Elrohir met his eyes, and Elladan saw his own grief for Arwen mirrored in his brother. It had been what drove them to sail, the loss of their sister and foster brother, and the knowledge that they would lose their nieces and nephews in the same fashion.

"But why did she not depart?" Halbarad asked, glancing between them all. "There was naught left for her."

"All she would say was that her work was not yet finished," Daervunn snorted, but there was grief in it. "But I have long suspected that there was something else. Some knowledge, granted by the gift of the Lady, that bound her to the far shores."

"We thought," Elrohir said quietly, "that she would linger long enough to see her works fulfilled. That when good things grew upon the ground where Carn Dûm stood, she might come over the sea at last."

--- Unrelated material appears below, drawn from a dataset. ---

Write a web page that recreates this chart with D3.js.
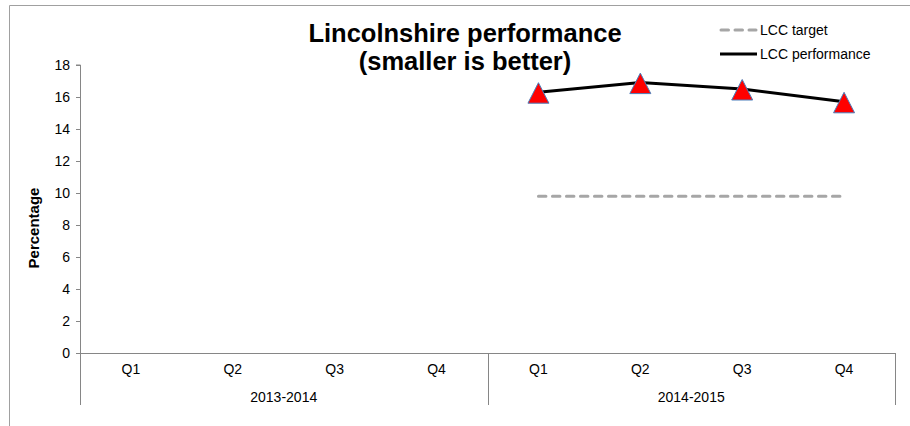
<!DOCTYPE html>
<html><head><meta charset="utf-8">
<script src="https://cdn.jsdelivr.net/npm/d3@7"></script>
<style>body{margin:0;background:#fff}svg{display:block;font-family:"Liberation Sans",Arial,sans-serif}</style>
</head><body><svg id="c" width="910" height="426"></svg>
<script>
const years = ["2013-2014", "2014-2015"];
const quarters = ["Q1", "Q2", "Q3", "Q4"];
const categories = ["2013-2014|Q1","2013-2014|Q2","2013-2014|Q3","2013-2014|Q4","2014-2015|Q1","2014-2015|Q2","2014-2015|Q3","2014-2015|Q4"];
const performance = [null, null, null, null, 16.3, 16.9, 16.5, 15.7];
const target = [null, null, null, null, 9.8, 9.8, 9.8, 9.8];
const yTicks = [0, 2, 4, 6, 8, 10, 12, 14, 16, 18];

const svg = d3.select("#c");
const x0 = 80, x1 = 895, yTop = 65, yBot = 353;
const x = d3.scaleBand().domain(categories).range([x0, x1]);
const y = d3.scaleLinear().domain([0, 18]).range([yBot, yTop]);
const gray = "#868686";
const fs = 14;

// frame
svg.append("path").attr("d", "M9.5,426 V5.5 H910").attr("fill", "none").attr("stroke", "#a0a0a0").attr("stroke-width", 1);

// y axis
const ya = svg.append("g").attr("transform", `translate(${x0},0)`).call(d3.axisLeft(y).tickValues(yTicks).tickSize(4).tickPadding(6));
ya.select(".domain").attr("stroke", gray).attr("d", `M-4,${yTop}H0.5V${yBot}`);
ya.selectAll(".tick line").attr("stroke", gray);
ya.selectAll("text").attr("font-size", fs).attr("fill", "#000").style("font-family", "Liberation Sans, Arial, sans-serif");
ya.selectAll(".tick").attr("transform", d => `translate(0,${Math.round(y(d)) + 0.5})`);

// x axis line
svg.append("line").attr("x1", x0).attr("x2", x1).attr("y1", yBot + 0.5).attr("y2", yBot + 0.5).attr("stroke", gray);
// group separators
const seps = [x0, x(categories[4]), x1];
svg.selectAll(".sep").data(seps).join("line").attr("x1", d => Math.round(d) + 0.5).attr("x2", d => Math.round(d) + 0.5)
  .attr("y1", yBot).attr("y2", 405).attr("stroke", gray);
// quarter labels
svg.selectAll(".ql").data(categories).join("text").attr("x", d => x(d) + x.bandwidth() / 2).attr("y", 374)
  .attr("text-anchor", "middle").attr("font-size", fs).text(d => d.split("|")[1]);
// year labels
svg.selectAll(".yl").data(years).join("text")
  .attr("x", (d, i) => (x(categories[i * 4]) + x(categories[i * 4 + 3]) + x.bandwidth()) / 2).attr("y", 402)
  .attr("text-anchor", "middle").attr("font-size", fs).text(d => d);

// y label
svg.append("text").attr("transform", "translate(39,228) rotate(-90)").attr("text-anchor", "middle")
  .attr("font-size", 15).attr("font-weight", "bold").text("Percentage");

// title
svg.append("text").attr("x", 465).attr("y", 42).attr("text-anchor", "middle").attr("font-size", 25.5).attr("font-weight", "bold").text("Lincolnshire performance");
svg.append("text").attr("x", 465).attr("y", 70).attr("text-anchor", "middle").attr("font-size", 25.5).attr("font-weight", "bold").text("(smaller is better)");

// target line
const tData = categories.map((c, i) => ({c, v: target[i]})).filter(d => d.v != null);
const line = d3.line().x(d => x(d.c) + x.bandwidth() / 2).y(d => y(d.v));
svg.append("path").datum(tData).attr("d", line).attr("fill", "none").attr("stroke", "#a6a6a6").attr("stroke-width", 3)
  .attr("stroke-dasharray", "7.5,6.5").attr("stroke-linecap", "round");

// performance line
const pData = categories.map((c, i) => ({c, v: performance[i]})).filter(d => d.v != null);
svg.append("path").datum(pData).attr("d", line).attr("fill", "none").attr("stroke", "#000").attr("stroke-width", 3);
svg.selectAll(".m").data(pData).join("path").attr("d", "M0,-10.5L10.5,10L-10.5,10Z")
  .attr("transform", d => `translate(${x(d.c) + x.bandwidth() / 2},${y(d.v) + 1})`)
  .attr("fill", "#ff0000").attr("stroke", "#4a7ebb").attr("stroke-width", 1);

// legend
svg.append("line").attr("x1", 721).attr("x2", 756).attr("y1", 30).attr("y2", 30).attr("stroke", "#a6a6a6").attr("stroke-width", 3)
  .attr("stroke-dasharray", "7.5,6.5").attr("stroke-linecap", "round");
svg.append("text").attr("x", 760).attr("y", 35).attr("font-size", 14).text("LCC target");
svg.append("line").attr("x1", 720).attr("x2", 757).attr("y1", 54).attr("y2", 54).attr("stroke", "#000").attr("stroke-width", 3);
svg.append("text").attr("x", 760).attr("y", 59).attr("font-size", 14).text("LCC performance");
</script></body></html>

"Carn Dûm?" Faramir said, brow furrowed. "That would be…seven lifetimes of men, would it not?"

"The years did not matter." Eowyn told her husband. "What place did she have on your ships, when the Evenstar and Elessar were not offered one?" Eowyn's face was full of grief as she turned to Elladan, even as she gripped Faramir's hand. "And they, at least, bore the blood of your people. Bronach was of neither your people nor mine, and as such she suffers from that lack."

"If it is not to bring her West," Elrohir asked, glancing around the table, "why was this arranged? Why go to such lengths to bring you all here?"

The four edain shared a long glance, full of meaning. Then, Halbarad said, his voice firm, but quiet. "We are not permitted to speak of it, but we have come to fear that this was not arranged for her."

History flashed through Elladan's mind, stories he had known his entire life, the tale of his forefather and foremother and how death itself could not part them. The only other to have walked free of the Halls of Mandos when death had claimed his soul.

"You would not go," he breathed, sweeping his eyes around the quartet. "You would not go until you saw her."

"Until she was happy," Daervunn corrected shortly. "She deserves that much."

"That is all well and good," Elladan jumped as the man with the strange eye interrupted rudely. "But none of it makes a lick of sense."

"And none of it is your business," Halbarad said, equally rude. "So it need not."

"If it upsets her enough to break china, I think it might be at least a little bit our business," the man who had sniggered with the woman whose hair was a different color now retorted.

"You hate everything in this house," Faramir told him dryly. "If you could, you would probably be helping her break the china."

There was a resounding crash, and then it went silent. Elladan glanced at the others, who seemed similarly unnerved. The terrifyingly wrong eye finally, finally rotated back down.

"She's gone outside," its owner grunted after a long moment.

Halbarad and Daervunn exchanged a long look, and then Halbarad rose from his seat, presumably to go check on Bronach.

"Kreacher," Daervunn said, and the house elf hurried over. "Would you please arrange a place for Elladan and Elrohir to sleep? I'm sure we could fit another pair into our room if necessary."

Kreacher glowered at him.

"You will not be testing Kreacher's charms like that!" the house elf scolded, wagging a finger at the dunadan. "Kreacher will be making appropriate arrangements for Master Elladan and Master Elrohir."


man agorech: what have we done (S), said by Rian to Tuor.